▸ YOUR INSTRUCTIONS: From the listing below, copy every line with the word "that".

▸ INPUT ROWS:
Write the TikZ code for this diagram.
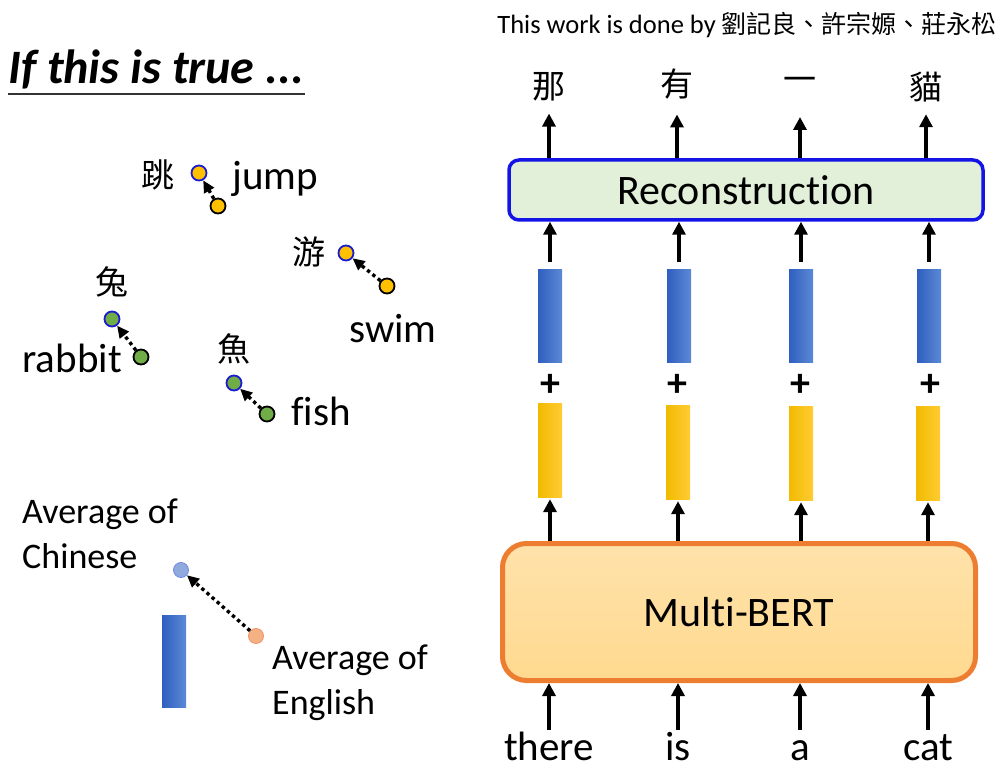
\documentclass[tikz,border=0pt]{standalone}
\usepackage{fontspec}
\setmainfont{Carlito}[Ligatures=NoCommon]
\newfontfamily\cjk{Noto Sans CJK TC}
\usetikzlibrary{arrows.meta,positioning}

\definecolor{rimblue}{HTML}{1C1CD0}
\definecolor{ptyellow}{HTML}{FFC000}
\definecolor{ptgreen}{HTML}{70AD47}
\definecolor{avgblue}{HTML}{8FAADC}
\definecolor{avgorange}{HTML}{F4B183}
\definecolor{barblueL}{HTML}{2F5FBF}
\definecolor{barblueR}{HTML}{5C89D6}
\definecolor{baryelL}{HTML}{F2BA00}
\definecolor{baryelR}{HTML}{FFCC33}
\definecolor{recfill}{HTML}{E2F0D9}
\definecolor{recdraw}{HTML}{1414E6}
\definecolor{mbfill}{HTML}{FFD98F}
\definecolor{mbdraw}{HTML}{ED7D31}

\begin{document}
\begin{tikzpicture}[x=1pt,y=-1pt,
  vec/.style={circle, inner sep=0pt, minimum size=15pt, line width=1.8pt},
  zhvec/.style={vec, draw=rimblue},
  envec/.style={vec, draw=black},
  dotarrow/.style={line width=3.4pt, dash pattern=on 3.4pt off 3.4pt, -{Triangle[length=12pt,width=11pt]}},
  uparrow/.style={line width=4pt, -{Triangle[length=13pt,width=13pt]}},
  word/.style={inner sep=0pt, font=\fontsize{41}{49}\selectfont},
  hanzi/.style={inner sep=0pt, font=\cjk\fontsize{33}{40}\selectfont},
  colword/.style={word, text height=30pt, text depth=9pt, anchor=base},
  bluebar/.style={rectangle, inner sep=0pt, minimum width=24pt, minimum height=92pt, left color=barblueL, right color=barblueR},
  yellowbar/.style={rectangle, inner sep=0pt, minimum width=24pt, minimum height=94pt, left color=baryelL, right color=baryelR},
  plus/.style={inner sep=0pt, font=\bfseries\fontsize{40}{48}\selectfont}
]
\useasboundingbox (0,0) rectangle (999,778);

% title
\node[anchor=base west, inner sep=0pt, font=\bfseries\itshape\fontsize{48}{57}\selectfont] (title) at (8,84) {If this is true ...};
\draw[line width=1.5pt, black!80] (8,94) -- (305,94);

% word pairs
\node[hanzi] (tiao) at (158,175) {跳};
\node[zhvec, fill=ptyellow] (jumpZh) at (199,173) {};
\node[envec, fill=ptyellow] (jumpEn) at (218,206) {};
\node[word, anchor=base west] (jump) at (232,190) {jump};
\draw[dotarrow] (jumpEn) -- (jumpZh);

\node[hanzi] (you) at (309,252) {游};
\node[zhvec, fill=ptyellow] (swimZh) at (346,253) {};
\node[envec, fill=ptyellow] (swimEn) at (387,286) {};
\node[word, anchor=base west] (swim) at (349,342) {swim};
\draw[dotarrow] (swimEn) -- (swimZh);

\node[hanzi] (tu) at (112,282) {兔};
\node[zhvec, fill=ptgreen] (rabbitZh) at (112,319) {};
\node[envec, fill=ptgreen] (rabbitEn) at (141,357) {};
\node[word, anchor=base east] (rabbit) at (122,372) {rabbit};
\draw[dotarrow] (rabbitEn) -- (rabbitZh);

\node[hanzi] (yu) at (234,349) {魚};
\node[zhvec, fill=ptgreen] (fishZh) at (234,383) {};
\node[envec, fill=ptgreen] (fishEn) at (267,414) {};
\node[word, anchor=base west] (fish) at (291,425) {fish};
\draw[dotarrow] (fishEn) -- (fishZh);

% averages
\node[anchor=north west, inner sep=0pt, align=left, font=\fontsize{36}{45}\selectfont] (avgZhText) at (22,499) {Average of\\Chinese};
\node[vec, line width=0.8pt, draw=avgblue!80!blue, fill=avgblue] (avgZh) at (181,570) {};
\node[vec, line width=0.8pt, draw=avgorange!80!red, fill=avgorange] (avgEn) at (256,636) {};
\node[anchor=north west, inner sep=0pt, align=left, font=\fontsize{36}{45}\selectfont] (avgEnText) at (272,645) {Average of\\English};
\draw[dotarrow] (avgEn) -- (avgZh);
\node[bluebar] (diff) at (174,661) {};

% right side
\node[anchor=base east, inner sep=0pt, font=\fontsize{26.5}{32}\selectfont] (credit) at (997,34) {This work is done by {\cjk\fontsize{25}{32}\selectfont 劉記良、許宗嫄、莊永松}};

\node[rectangle, rounded corners=10pt, draw=recdraw, line width=3.5pt, fill=recfill, minimum width=474pt, minimum height=60pt, font=\fontsize{42}{50}\selectfont] (rec) at (746,190) {Reconstruction};
\node[rectangle, rounded corners=24pt, draw=mbdraw, line width=5pt, top color=mbfill!75!white, bottom color=mbfill, minimum width=473pt, minimum height=137pt, font=\fontsize{42}{50}\selectfont] (mb) at (739,612) {Multi-BERT};

% outputs
\node[hanzi] (out1) at (549,87) {那};
\node[hanzi] (out2) at (677,84) {有};
\node[hanzi] (out3) at (800,84) {一};
\node[hanzi] (out4) at (926,87) {貓};
\draw[uparrow, shorten >=12pt] (rec.north -| out1) -- (out1.south);
\draw[uparrow, shorten >=15pt] (rec.north -| out2) -- (out2.south);
\draw[uparrow] (rec.north -| out3) -- (800,117);
\draw[uparrow, shorten >=12pt] (rec.north -| out4) -- (out4.south);

% bars
\node[bluebar] (b1) at (550,316) {};
\node[bluebar] (b2) at (679,316) {};
\node[bluebar] (b3) at (801,316) {};
\node[bluebar] (b4) at (929,316) {};
\node[plus] (p1) at (550,385) {+};
\node[plus] (p2) at (677,385) {+};
\node[plus] (p3) at (800,385) {+};
\node[plus] (p4) at (930,385) {+};
\node[yellowbar] (y1) at (550,450) {};
\node[yellowbar] (y2) at (678,452) {};
\node[yellowbar] (y3) at (801,453) {};
\node[yellowbar] (y4) at (928,453) {};

\draw[uparrow, shorten <=8pt] (b1.north) -- (rec.south -| b1);
\draw[uparrow, shorten <=8pt] (b2.north) -- (rec.south -| b2);
\draw[uparrow, shorten <=8pt] (b3.north) -- (rec.south -| b3);
\draw[uparrow, shorten <=8pt] (b4.north) -- (rec.south -| b4);
\draw[uparrow, shorten >=2pt] (mb.north -| y1) -- (y1.south);
\draw[uparrow, shorten >=2pt] (mb.north -| y2) -- (y2.south);
\draw[uparrow, shorten >=2pt] (mb.north -| y3) -- (y3.south);
\draw[uparrow, shorten >=2pt] (mb.north -| y4) -- (y4.south);

% inputs
\node[colword] (in1) at (549,760) {there};
\node[colword] (in2) at (678,760) {is};
\node[colword] (in3) at (800,760) {a};
\node[colword] (in4) at (928,760) {cat};
\draw[uparrow] (in1.north) -- (mb.south -| in1);
\draw[uparrow] (in2.north) -- (mb.south -| in2);
\draw[uparrow] (in3.north) -- (mb.south -| in3);
\draw[uparrow] (in4.north) -- (mb.south -| in4);

\end{tikzpicture}
\end{document}
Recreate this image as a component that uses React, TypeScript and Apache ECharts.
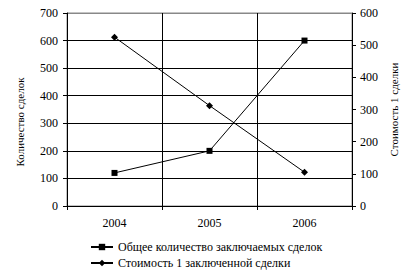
import React, { useEffect, useRef } from "react";
import * as echarts from "echarts";

const years = ["2004", "2005", "2006"];
const dealsCount = [120, 200, 600];
const dealCost = [525, 312, 105];
const seriesNames = ["Общее количество заключаемых сделок", "Стоимость 1 заключенной сделки"];
const leftAxisName = "Количество сделок";
const rightAxisName = "Стоимость 1 сделки";

const FONT = "Liberation Serif";

export default function App() {
  const ref = useRef<HTMLDivElement>(null);
  useEffect(() => {
    if (!ref.current) return;
    const chart = echarts.init(ref.current, undefined, { renderer: "svg" });
    chart.setOption({
      animation: false,
      backgroundColor: "#fff",
      textStyle: { fontFamily: FONT, color: "#000" },
      grid: { left: 67, right: 67, top: 13, bottom: 70, show: true, borderColor: "#888", borderWidth: 1 },
      legend: {
        orient: "vertical",
        left: 85,
        top: 236,
        itemGap: 4,
        itemWidth: 22,
        itemHeight: 8,
        textStyle: { fontFamily: FONT, fontSize: 12, color: "#000" },
        data: seriesNames,
      },
      graphic: [
        {
          type: "text",
          x: 20,
          y: 122,
          rotation: Math.PI / 2,
          style: {
            text: leftAxisName,
            fill: "#000",
            font: `11px "${FONT}"`,
            align: "center",
            verticalAlign: "middle",
          },
        },
      ],
      xAxis: {
        type: "category",
        data: years,
        boundaryGap: true,
        axisLine: { lineStyle: { color: "#000" } },
        axisTick: { show: true, length: 4, lineStyle: { color: "#000" } },
        axisLabel: { color: "#000", fontSize: 12, fontFamily: FONT, margin: 11 },
        splitLine: { show: true, lineStyle: { color: "#000" } },
      },
      yAxis: [
        {
          type: "value",
          min: 0,
          max: 700,
          interval: 100,
          axisLine: { show: true, lineStyle: { color: "#000" } },
          axisTick: { show: true, length: 4, lineStyle: { color: "#000" } },
          axisLabel: { color: "#000", fontSize: 12, fontFamily: FONT, margin: 9 },
          splitLine: {
            show: true,
            lineStyle: { color: ["#000", "#000", "#000", "#000", "#000", "#000", "#000", "#888"] },
          },
        },
        {
          type: "value",
          min: 0,
          max: 600,
          interval: 100,
          position: "right",
          name: rightAxisName,
          nameLocation: "middle",
          nameRotate: 90,
          nameGap: 29,
          nameTextStyle: { fontFamily: FONT, fontSize: 11, color: "#000" },
          axisLine: { show: true, lineStyle: { color: "#000" } },
          axisTick: { show: true, length: 4, lineStyle: { color: "#000" } },
          axisLabel: { color: "#000", fontSize: 12, fontFamily: FONT, margin: 8 },
          splitLine: { show: false },
        },
      ],
      series: [
        {
          name: seriesNames[0],
          type: "line",
          yAxisIndex: 0,
          data: dealsCount,
          symbol: "rect",
          symbolSize: 6,
          lineStyle: { color: "#000", width: 1 },
          itemStyle: { color: "#000" },
        },
        {
          name: seriesNames[1],
          type: "line",
          yAxisIndex: 1,
          data: dealCost,
          symbol: "diamond",
          symbolSize: 7,
          lineStyle: { color: "#000", width: 1 },
          itemStyle: { color: "#000" },
        },
      ],
    });
    return () => chart.dispose();
  }, []);
  return <div ref={ref} style={{ width: 419, height: 276, position: "absolute", left: 0, top: 0 }} />;
}
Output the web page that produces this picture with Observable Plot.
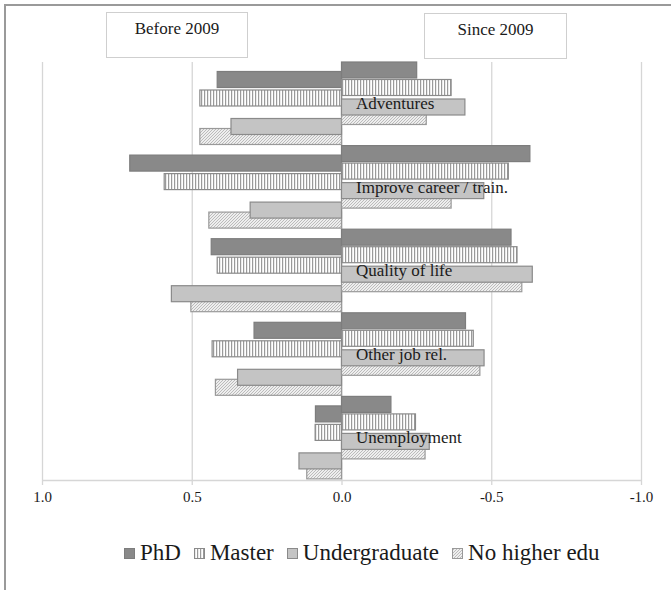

▸ ANSWER IN FULL:
Recreate this image as a component that uses React, TypeScript and Apache ECharts.
Output the web page that produces this picture with Observable Plot.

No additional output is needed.